А то, что я бомж, так кто себя может от злой судьбы спасти? Сказывают: «От тюрьмы, да от суммы — не отрекайся».
Люблю смотреть телевизор, в компьютере сидеть. Если в «нэт» сяду не оторвешь — продолжал Андрей. Его стриженая голова, тонкий свитер, ноги в черных носках, без обуви — явно не способствовали долгому разговору «на свежем воздухе». «Ладно, отец, извини, что я так резко тебя схватил. Сам понимаешь здесь жить – надо быть на чеку: Кто, зачем и почему? Если будешь гулять, может что-нибудь для собак сбросишь… Только сам сюда не спускайся, собаки есть собаки», — продолжал Андрей. «Некоторые меня спрашивают: Не понимаем, ты вроде потерянный бомж, да еще пьяный. А все перед людьми всегда можешь «извиниться»?. А я отвечаю, «я всегда жил и живу по совести. Чужого не беру. Что на земле лежит то мое, а то, что не мое, то не мое. Ладно уж, бывай, я спускаюсь в хату. Бывай, если что заглядывай». Спрашиваю Андрея: Рукавицы есть?

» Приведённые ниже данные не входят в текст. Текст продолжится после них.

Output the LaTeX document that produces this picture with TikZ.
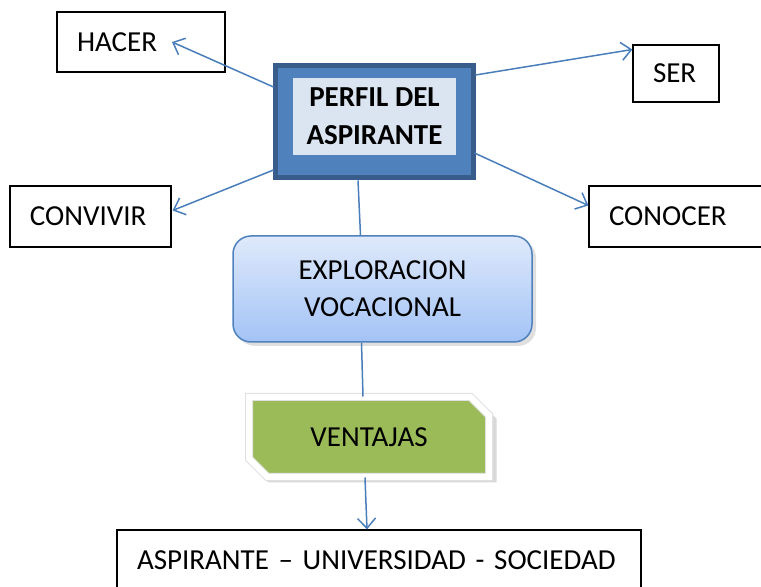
\documentclass[tikz,border=0pt]{standalone}
\usepackage{fontspec}
\setmainfont{Carlito}
\usetikzlibrary{arrows.meta, positioning, calc, shapes.misc, shadows}
\definecolor{linkBlue}{HTML}{4A7EBB}
\definecolor{perfilDark}{HTML}{385D8A}
\definecolor{perfilMid}{HTML}{4F81BD}
\definecolor{perfilLight}{HTML}{DBE5F1}
\definecolor{exploTop}{HTML}{DFE9FB}
\definecolor{exploBottom}{HTML}{A3C3F6}
\definecolor{ventajasGreen}{HTML}{9BBB59}

\begin{document}
\begin{tikzpicture}[
        x=0.5pt, y=-0.5pt,
        font=\fontsize{14.5}{18.5}\selectfont,
        box/.style={rectangle, draw=black, line width=0.6pt, fill=white, align=left, inner xsep=10pt, inner ysep=0pt, minimum height=30pt},
        arrow/.style={-{Straight Barb[length=5pt, width=9pt]}, line width=0.75pt, linkBlue},
        link/.style={line width=0.75pt, linkBlue}
    ]
        \useasboundingbox (0,0) rectangle (761,587);

        % Centre
        \node[rectangle, draw=perfilDark, line width=2.5pt, fill=perfilMid, minimum width=99pt, minimum height=56pt] (perfil) at (374,122) {};
        \node[rectangle, fill=perfilLight, minimum width=81.5pt, minimum height=38.5pt, align=center, font=\fontsize{14.5}{19}\selectfont\bfseries] (perfilin) at (374.5,116.5) {PERFIL DEL\\ASPIRANTE};

        % Around
        \node[box, text width=64pt] (hacer) at (141,42) {HACER};
        \node[box, text width=23pt, minimum height=28.5pt] (ser) at (676,73.5) {SER};
        \node[box, text width=60.5pt, minimum height=30.5pt] (convivir) at (90.5,216.5) {CONVIVIR};
        \node[box, text width=68pt, minimum height=30.5pt] (conocer) at (677,216.5) {CONOCER};

        % Down
        \node[rectangle, rounded corners=9pt, draw=perfilMid, line width=0.75pt, top color=exploTop, bottom color=exploBottom, minimum width=149.5pt, minimum height=53pt, align=center, drop shadow={shadow xshift=2pt, shadow yshift=-2pt, opacity=0.25}] (explo) at (382.5,289) {EXPLORACION\\VOCACIONAL};
        \node[chamfered rectangle, chamfered rectangle corners={north east, south west}, chamfered rectangle xsep=6pt, fill=ventajasGreen, draw=black!12, line width=0.5pt, double=white, double distance=3pt, minimum width=120pt, minimum height=40pt, drop shadow={shadow xshift=2pt, shadow yshift=-2pt, shadow scale=1.03, opacity=0.3}] (ventajas) at (369,437) {VENTAJAS};
        \node[box, text width=242pt] (bottom) at (379,560) {ASPIRANTE -- UNIVERSIDAD - SOCIEDAD};

        \draw[arrow] ($(perfil.west)+(1,-35)$) -- ($(hacer.center)+(31,0)$);
        \draw[arrow] ($(perfil.east)+(0,-47)$) -- ($(ser.west)+(0,-24)$);
        \draw[arrow] ($(perfil.west)+(1,48)$) -- ($(convivir.east)+(1,-6)$);
        \draw[arrow] ($(perfil.east)+(-1,31)$) -- ($(conocer.west)+(0,-11)$);
        \draw[link] ($(perfil.south)+(-16,0)$) -- ($(explo.north)+(-22,0)$);
        \draw[link] ($(explo.south)+(-21,0)$) -- ($(ventajas.north)+(-6,0)$);
        \draw[arrow] ($(ventajas.south)+(-4,0)$) -- ($(bottom.north)+(-12,0)$);
    \end{tikzpicture}
\end{document}
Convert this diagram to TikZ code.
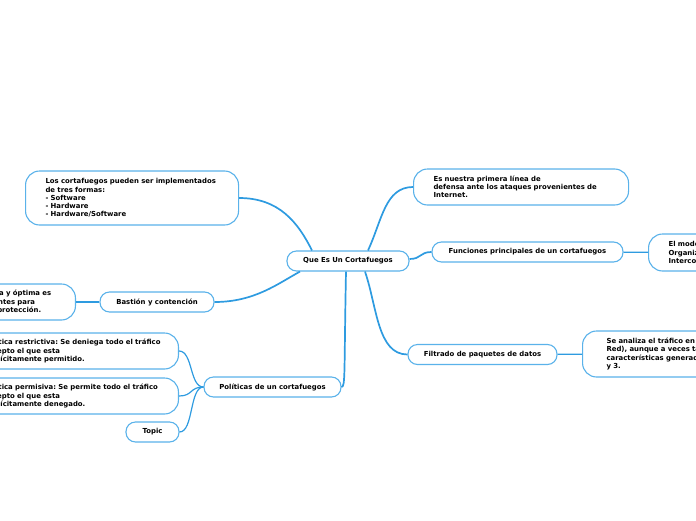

А.: «Нет, перчатки рваные тут подобрал»
Предлагаю: «Возьми, вот эти рабочие, теплые»
А.: Сказал же тебе: «Чужого ничего не беру, ни из рук, ни с чужой хаты, только то, что лежит на земле, то мое!»
Возвращаясь размышлял: Как помочь таким собакам и людям. Вечером соорудил ящики с Красным крестом и надписью «Гуманитарная помощь для бездомных». Два ящика поставил у контейнеров, один возле «блиндажа». На следующий день, все ящики были выброшены. У контейнеров — людьми, у «блиндажа» — судя по следам — непосредственно его хозяевами.
Отметил для себя «Помощь — это не просто дать кусок хлеба, это искусство возвышать, при этом, не унижая человеческого достоинства».
Единственно, кто не отказался от нашей помощи это черная оставленная на произвол судьбы собачка, но собака это собака, другое дело человек. Как говорил герой Сатин Максима Горького «На дне»: «Что такое — правда? Человек — вот правда!…Человек — свободен… он за все платит сам: за веру, за неверие, за любовь, за ум — человек за все платит сам, и потому он — свободен!.. »
Комментарии: (0)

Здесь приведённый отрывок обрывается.